This week: federal spending, student debt and Biden appointments
In depth: A veteran Democratic presidential adviser has said he thinks scientific integrity in government will be an early priority for president-elect Joe Biden when he takes office in January.
Here is the rest of the US news this week…
Lawmakers pressured on spending bills
Research organisations are urging Congress to prevent a government shutdown and provide relief to science agencies and programmes by agreeing on spending bills before an 11 December deadline. A letter to Congressional leaders from 173 research organisations, including learned societies and universities, emphasised the scale of the disruption already suffered in 2020 due to Covid-19. “Research cannot be turned on and off like a faucet”, they said. An earlier letter from 76 organisations requested at least $26 billion as part of a separate emergency package for pandemic-hit research institutions.
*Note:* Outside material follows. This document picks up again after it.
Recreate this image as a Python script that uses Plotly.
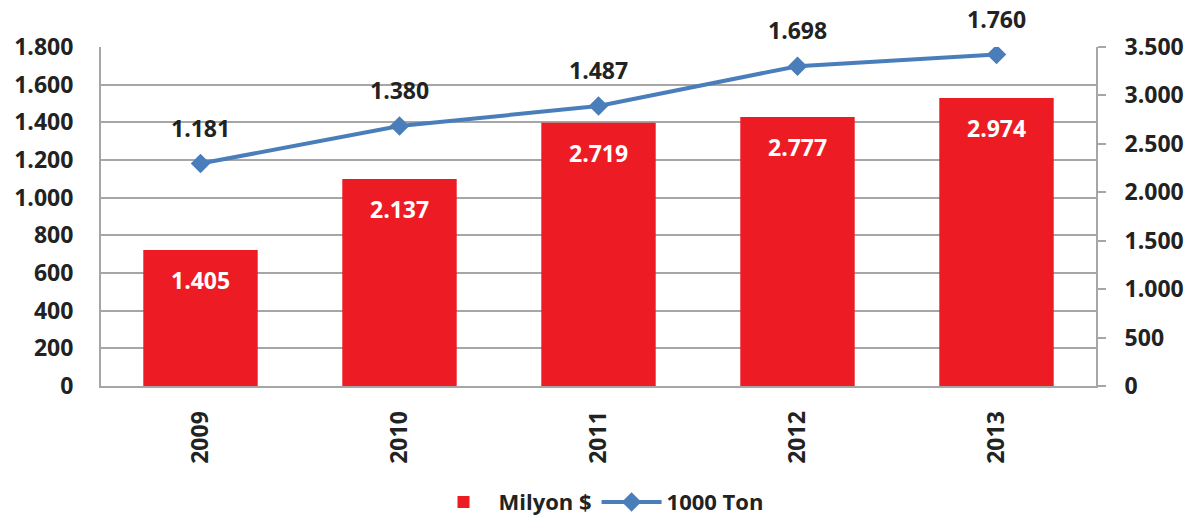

Student debt freeze extended
US secretary of education Betsy DeVos has extended the freeze on student loan repayments until January 31. The move follows pressure from higher education groups to extend a freeze implemented in March due to the Covid-19 pandemic. DeVos described it a “temporary pause” but, by the time it expires, Joe Biden will have been sworn in as president. On the campaign trail, Biden said that at least $10,000 of debt per student should be forgiven.
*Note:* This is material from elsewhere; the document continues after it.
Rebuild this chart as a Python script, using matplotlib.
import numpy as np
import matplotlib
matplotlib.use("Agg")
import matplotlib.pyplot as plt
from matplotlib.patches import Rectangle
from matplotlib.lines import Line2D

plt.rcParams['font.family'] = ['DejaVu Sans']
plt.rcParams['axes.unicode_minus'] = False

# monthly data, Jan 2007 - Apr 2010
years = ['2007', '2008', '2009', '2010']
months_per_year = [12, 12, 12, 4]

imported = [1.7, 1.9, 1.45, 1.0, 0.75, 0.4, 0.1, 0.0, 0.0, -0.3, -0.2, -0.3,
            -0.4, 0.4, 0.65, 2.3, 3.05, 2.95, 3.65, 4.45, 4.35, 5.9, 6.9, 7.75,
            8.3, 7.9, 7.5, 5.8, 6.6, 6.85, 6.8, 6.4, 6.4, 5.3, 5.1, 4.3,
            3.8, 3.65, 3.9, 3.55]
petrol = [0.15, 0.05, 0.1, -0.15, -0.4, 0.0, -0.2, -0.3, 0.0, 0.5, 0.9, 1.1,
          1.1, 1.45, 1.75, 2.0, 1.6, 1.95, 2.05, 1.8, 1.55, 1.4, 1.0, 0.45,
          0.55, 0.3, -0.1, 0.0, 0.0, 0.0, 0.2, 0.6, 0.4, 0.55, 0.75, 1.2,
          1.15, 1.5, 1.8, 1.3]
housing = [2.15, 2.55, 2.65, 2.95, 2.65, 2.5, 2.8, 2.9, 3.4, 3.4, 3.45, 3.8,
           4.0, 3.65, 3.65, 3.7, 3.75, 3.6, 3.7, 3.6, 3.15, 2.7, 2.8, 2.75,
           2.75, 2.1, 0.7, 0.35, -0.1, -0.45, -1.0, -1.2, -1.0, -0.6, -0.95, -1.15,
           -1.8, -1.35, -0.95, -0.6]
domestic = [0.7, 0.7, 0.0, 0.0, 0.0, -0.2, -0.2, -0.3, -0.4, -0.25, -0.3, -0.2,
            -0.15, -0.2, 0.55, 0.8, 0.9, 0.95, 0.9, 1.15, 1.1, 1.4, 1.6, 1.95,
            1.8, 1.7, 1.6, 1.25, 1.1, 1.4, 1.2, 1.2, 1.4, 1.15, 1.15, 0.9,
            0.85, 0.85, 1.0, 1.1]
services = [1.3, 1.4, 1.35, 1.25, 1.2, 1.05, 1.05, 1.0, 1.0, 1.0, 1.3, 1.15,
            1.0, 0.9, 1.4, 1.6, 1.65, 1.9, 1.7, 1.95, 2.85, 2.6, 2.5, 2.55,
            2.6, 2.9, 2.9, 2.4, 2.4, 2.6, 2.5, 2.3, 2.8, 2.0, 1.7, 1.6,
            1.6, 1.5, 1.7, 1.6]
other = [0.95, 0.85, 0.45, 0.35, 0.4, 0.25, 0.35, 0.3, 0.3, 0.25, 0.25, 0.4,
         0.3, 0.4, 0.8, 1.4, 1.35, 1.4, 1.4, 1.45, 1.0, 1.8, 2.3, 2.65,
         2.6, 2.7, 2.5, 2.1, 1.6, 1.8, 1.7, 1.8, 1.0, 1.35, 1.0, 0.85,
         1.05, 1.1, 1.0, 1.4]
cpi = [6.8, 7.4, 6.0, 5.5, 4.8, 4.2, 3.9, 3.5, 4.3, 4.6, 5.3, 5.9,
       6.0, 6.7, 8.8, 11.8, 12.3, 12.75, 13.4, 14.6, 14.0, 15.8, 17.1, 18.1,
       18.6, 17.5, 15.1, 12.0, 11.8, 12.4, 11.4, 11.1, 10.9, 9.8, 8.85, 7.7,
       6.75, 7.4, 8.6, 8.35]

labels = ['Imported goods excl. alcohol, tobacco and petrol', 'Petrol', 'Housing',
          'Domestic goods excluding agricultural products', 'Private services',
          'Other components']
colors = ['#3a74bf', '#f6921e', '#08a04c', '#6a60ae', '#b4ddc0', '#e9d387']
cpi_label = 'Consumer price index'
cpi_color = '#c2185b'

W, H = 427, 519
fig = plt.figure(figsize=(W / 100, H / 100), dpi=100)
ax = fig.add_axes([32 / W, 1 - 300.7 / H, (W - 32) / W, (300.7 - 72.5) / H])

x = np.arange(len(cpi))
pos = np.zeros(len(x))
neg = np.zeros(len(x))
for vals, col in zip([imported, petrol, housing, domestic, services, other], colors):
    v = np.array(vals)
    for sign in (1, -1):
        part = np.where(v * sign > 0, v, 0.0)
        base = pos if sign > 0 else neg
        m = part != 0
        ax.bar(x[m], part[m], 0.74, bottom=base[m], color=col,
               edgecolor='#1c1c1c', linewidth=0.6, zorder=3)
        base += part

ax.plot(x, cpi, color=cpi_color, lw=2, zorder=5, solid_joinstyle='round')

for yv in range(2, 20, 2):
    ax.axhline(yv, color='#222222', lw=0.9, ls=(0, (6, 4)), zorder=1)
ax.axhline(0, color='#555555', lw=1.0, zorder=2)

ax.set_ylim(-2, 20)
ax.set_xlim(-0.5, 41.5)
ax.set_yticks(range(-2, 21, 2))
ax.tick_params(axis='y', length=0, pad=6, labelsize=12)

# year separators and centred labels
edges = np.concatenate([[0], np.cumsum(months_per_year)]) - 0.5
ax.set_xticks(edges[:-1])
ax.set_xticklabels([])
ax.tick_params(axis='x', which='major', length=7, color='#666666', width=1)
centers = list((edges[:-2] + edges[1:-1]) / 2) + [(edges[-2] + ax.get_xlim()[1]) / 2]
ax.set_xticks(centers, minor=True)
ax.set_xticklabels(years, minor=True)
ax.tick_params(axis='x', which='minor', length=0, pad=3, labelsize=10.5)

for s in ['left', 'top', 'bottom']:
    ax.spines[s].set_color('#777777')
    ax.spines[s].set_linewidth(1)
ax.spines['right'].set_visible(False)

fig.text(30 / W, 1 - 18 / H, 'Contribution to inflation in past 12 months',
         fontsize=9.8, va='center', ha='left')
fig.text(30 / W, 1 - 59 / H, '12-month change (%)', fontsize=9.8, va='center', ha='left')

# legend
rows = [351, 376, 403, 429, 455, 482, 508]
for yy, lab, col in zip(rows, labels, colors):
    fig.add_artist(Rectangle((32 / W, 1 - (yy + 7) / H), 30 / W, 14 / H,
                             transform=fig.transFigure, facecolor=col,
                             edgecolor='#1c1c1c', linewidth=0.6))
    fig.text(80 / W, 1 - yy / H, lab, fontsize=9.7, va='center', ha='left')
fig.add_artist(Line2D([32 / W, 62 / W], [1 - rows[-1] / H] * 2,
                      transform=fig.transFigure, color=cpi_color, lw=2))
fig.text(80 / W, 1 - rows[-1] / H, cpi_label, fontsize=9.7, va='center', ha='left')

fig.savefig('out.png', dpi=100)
Biden’s CDC pick ‘ready to combat virus with science and facts’
Joe Biden has nominated HIV specialist Rochelle Walensky to lead the Centers for Disease Control and Prevention, the United States’ main public health agency. Walensky currently leads Harvard Medical School’s infectious diseases faculty. She said she was “honoured” and “ready to combat [Covid-19] with science and facts”. Biden also nominated California’s attorney general, Xavier Becerra, to lead the department of health, and Vivek Murthy to return as surgeon-general, a post he held under president Barack Obama.
Executive order sets rules for federal AI
Donald Trump’s White House has issued nine principles that federal agencies and departments should follow when using artificial intelligence technologies. It said federally operated AI systems should make decisions that are accurate, effective and understandable. The guidelines are similar to those the defence department and intelligence agencies chose for themselves earlier this year, and leave operators considerable discretion to manage and apply automated systems “as appropriate”.
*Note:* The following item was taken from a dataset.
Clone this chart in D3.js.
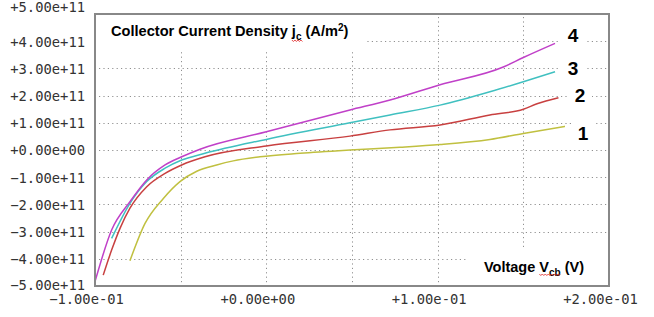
<!DOCTYPE html>
<html><head><meta charset="utf-8">
<script src="https://cdn.jsdelivr.net/npm/d3@7"></script>
<style>body{margin:0;background:#fff}svg{display:block}</style>
</head><body>
<svg id="c" width="654" height="317"></svg>
<script>
// ---- data (j in units of 1e11 A/m^2, V in volts) ----
const xTicks = [-0.1, 0.0, 0.1, 0.2];
const xGrid = [-0.05, 0.0, 0.05, 0.1, 0.15];
const yTicks = [-5, -4, -3, -2, -1, 0, 1, 2, 3, 4, 5];
const yGrid = [-4, -3, -2, -1, 0, 1, 2, 3, 4];
const seriesNames = ["1", "2", "3", "4"];

const v1 = [-0.0796, -0.0708, -0.0601, -0.0504, -0.0406, -0.029, -0.0193, -0.0037, 0.0197, 0.0488, 0.078, 0.1014, 0.1305, 0.15, 0.1743];
const j1 = [-4.07, -2.70, -1.78, -1.16, -0.78, -0.55, -0.40, -0.25, -0.12, 0.0, 0.10, 0.20, 0.39, 0.61, 0.87];
const v2 = [-0.0952, -0.0903, -0.0854, -0.0796, -0.0698, -0.0591, -0.0494, -0.0358, 0.0, 0.0488, 0.0722, 0.1014, 0.1305, 0.15, 0.1580, 0.1705];
const j2 = [-4.60, -3.68, -2.88, -2.14, -1.35, -0.86, -0.55, -0.25, 0.15, 0.51, 0.74, 0.92, 1.29, 1.50, 1.70, 1.92];
const v3 = [-0.0903, -0.0796, -0.0698, -0.0591, -0.0494, -0.0358, 0.0, 0.0488, 0.0722, 0.1014, 0.1305, 0.15, 0.1685];
const j3 = [-3.25, -1.96, -1.16, -0.67, -0.37, -0.12, 0.39, 1.00, 1.29, 1.65, 2.14, 2.51, 2.88];
const v4 = [-0.1, -0.0903, -0.0796, -0.0698, -0.0591, -0.0494, -0.0387, 0.0, 0.0488, 0.0722, 0.1014, 0.1383, 0.15, 0.1685];
const j4 = [-4.84, -2.94, -1.90, -1.10, -0.55, -0.25, 0.03, 0.67, 1.47, 1.84, 2.40, 3.05, 3.40, 3.92];

const colors = ["#c0c040", "#c84040", "#40c0c0", "#c040c8"];
const series = [[v1, j1], [v2, j2], [v3, j3], [v4, j4]];

// ---- layout ----
const svg = d3.select("#c");
const L = 95, R = 609, T = 14, B = 286;
const x = d3.scaleLinear().domain([-0.1, 0.2]).range([L, R]);
const y = d3.scaleLinear().domain([-5, 5]).range([B, T]);

function sci(v) {
  const s = d3.format("+.2e")(v);
  return s.replace(/e([+-])(\d)$/, "e$10$2");
}

// grid
const grid = svg.append("g").attr("stroke", "#909090").attr("stroke-width", 1).attr("stroke-dasharray", "1.2,3.2");
grid.selectAll("line.h").data(yGrid).join("line")
  .attr("x1", L + 4).attr("x2", R).attr("y1", d => Math.round(y(d)) + 0.5).attr("y2", d => Math.round(y(d)) + 0.5);
grid.selectAll("line.v").data(xGrid).join("line")
  .attr("y1", T + 3).attr("y2", B).attr("x1", d => Math.round(x(d)) + 0.5).attr("x2", d => Math.round(x(d)) + 0.5);

// curves
const line = d3.line().x(d => x(d[0])).y(d => y(d[1])).curve(d3.curveMonotoneX);
series.forEach((s, i) => {
  const pts = s[0].map((v, k) => [v, s[1][k]]);
  svg.append("path").datum(pts).attr("d", line)
    .attr("fill", "none").attr("stroke", colors[i]).attr("stroke-width", 1.5);
});

// border
svg.append("rect").attr("x", L).attr("y", T).attr("width", R - L).attr("height", B - T)
  .attr("fill", "none").attr("stroke", "#888").attr("stroke-width", 2);

// axes
const yAxis = d3.axisLeft(y).tickValues(yTicks).tickFormat(d => sci(d * 1e11)).tickSize(0).tickPadding(10);
const gy = svg.append("g").attr("transform", `translate(${L},0)`).call(yAxis);
gy.select(".domain").remove();
gy.selectAll("text").attr("font-family", "DejaVu Sans Mono").attr("font-size", 13.8).attr("fill", "#333")
  .attr("dy", d => d === 5 ? "-0.2em" : (d === -5 ? "0.28em" : "0.35em"));

const xAxis = d3.axisBottom(x).tickValues(xTicks).tickFormat(sci).tickSize(0).tickPadding(8);
const gx = svg.append("g").attr("transform", `translate(0,${B})`).call(xAxis);
gx.select(".domain").remove();
gx.selectAll("text").attr("font-family", "DejaVu Sans Mono").attr("font-size", 13.8).attr("fill", "#333")
  .attr("dx", -9);

// title box
svg.append("rect").attr("x", L + 1).attr("y", T + 1).attr("width", 269).attr("height", 37).attr("fill", "#fff");
const title = svg.append("text").attr("x", 111).attr("y", 36)
  .attr("font-family", "Liberation Sans, Arial").attr("font-weight", "bold").attr("font-size", 14.6).attr("fill", "#000");
title.append("tspan").text("Collector Current Density j");
title.append("tspan").attr("font-size", 10).attr("dy", 4).text("c");
title.append("tspan").attr("dy", -4).text(" (A/m");
title.append("tspan").attr("font-size", 10).attr("dy", -5).text("2");
title.append("tspan").attr("dy", 5).text(")");

// x label box
svg.append("rect").attr("x", 468).attr("y", 250).attr("width", R - 1 - 468).attr("height", B - 1 - 250).attr("fill", "#fff");
const xl = svg.append("text").attr("x", 484).attr("y", 272)
  .attr("font-family", "Liberation Sans, Arial").attr("font-weight", "bold").attr("font-size", 14.5).attr("fill", "#000");
xl.append("tspan").text("Voltage V");
xl.append("tspan").attr("font-size", 10).attr("dy", 4).text("cb");
xl.append("tspan").attr("dy", -4).text(" (V)");

// series labels
const labelPos = [[583, 133], [580, 95], [573, 68.5], [573, 35]];
seriesNames.forEach((n, i) => {
  const [lx, ly] = labelPos[i];
  svg.append("rect").attr("x", lx - 12).attr("y", ly - 11).attr("width", 24).attr("height", 22).attr("fill", "#fff");
  svg.append("text").attr("x", lx).attr("y", ly).attr("dy", "0.36em").attr("text-anchor", "middle")
    .attr("font-family", "Liberation Sans, Arial").attr("font-weight", "bold").attr("font-size", 19).attr("fill", "#000").text(n);
});

// spell-check squiggles (as in reference)
function squiggle(x0, x1, yy) {
  let d = `M${x0},${yy}`;
  for (let xx = x0 + 1.5, k = 0; xx <= x1 + 0.01; xx += 1.5, k++) d += `L${xx},${yy + (k % 2 ? 0 : 1.5)}`;
  svg.append("path").attr("d", d).attr("fill", "none").attr("stroke", "#e02020").attr("stroke-width", 0.8);
}
const tn = title.node();
const c0 = tn.getStartPositionOfChar(27).x, c1 = tn.getEndPositionOfChar(27).x;
squiggle(c0 - 4, c1 + 1, 40);
const xn = xl.node();
const v0 = xn.getStartPositionOfChar(8).x, vb1 = xn.getEndPositionOfChar(10).x;
squiggle(v0, vb1, 274);
</script>
</body></html>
Nasa names private moon mining pioneers
Nasa has chosen four companies to provide it with rocks mined from the lunar surface. Each company will be paid a fee of between $1 and $15,000, after proving with photographs that it has successfully gathered moon rocks. Nasa said it chose the cheapest companies that submitted technically acceptable proposals. The rocks will become the property of Nasa under its Artemis programme of manned moon missions, and the miners will be required to act in accordance with international treaties.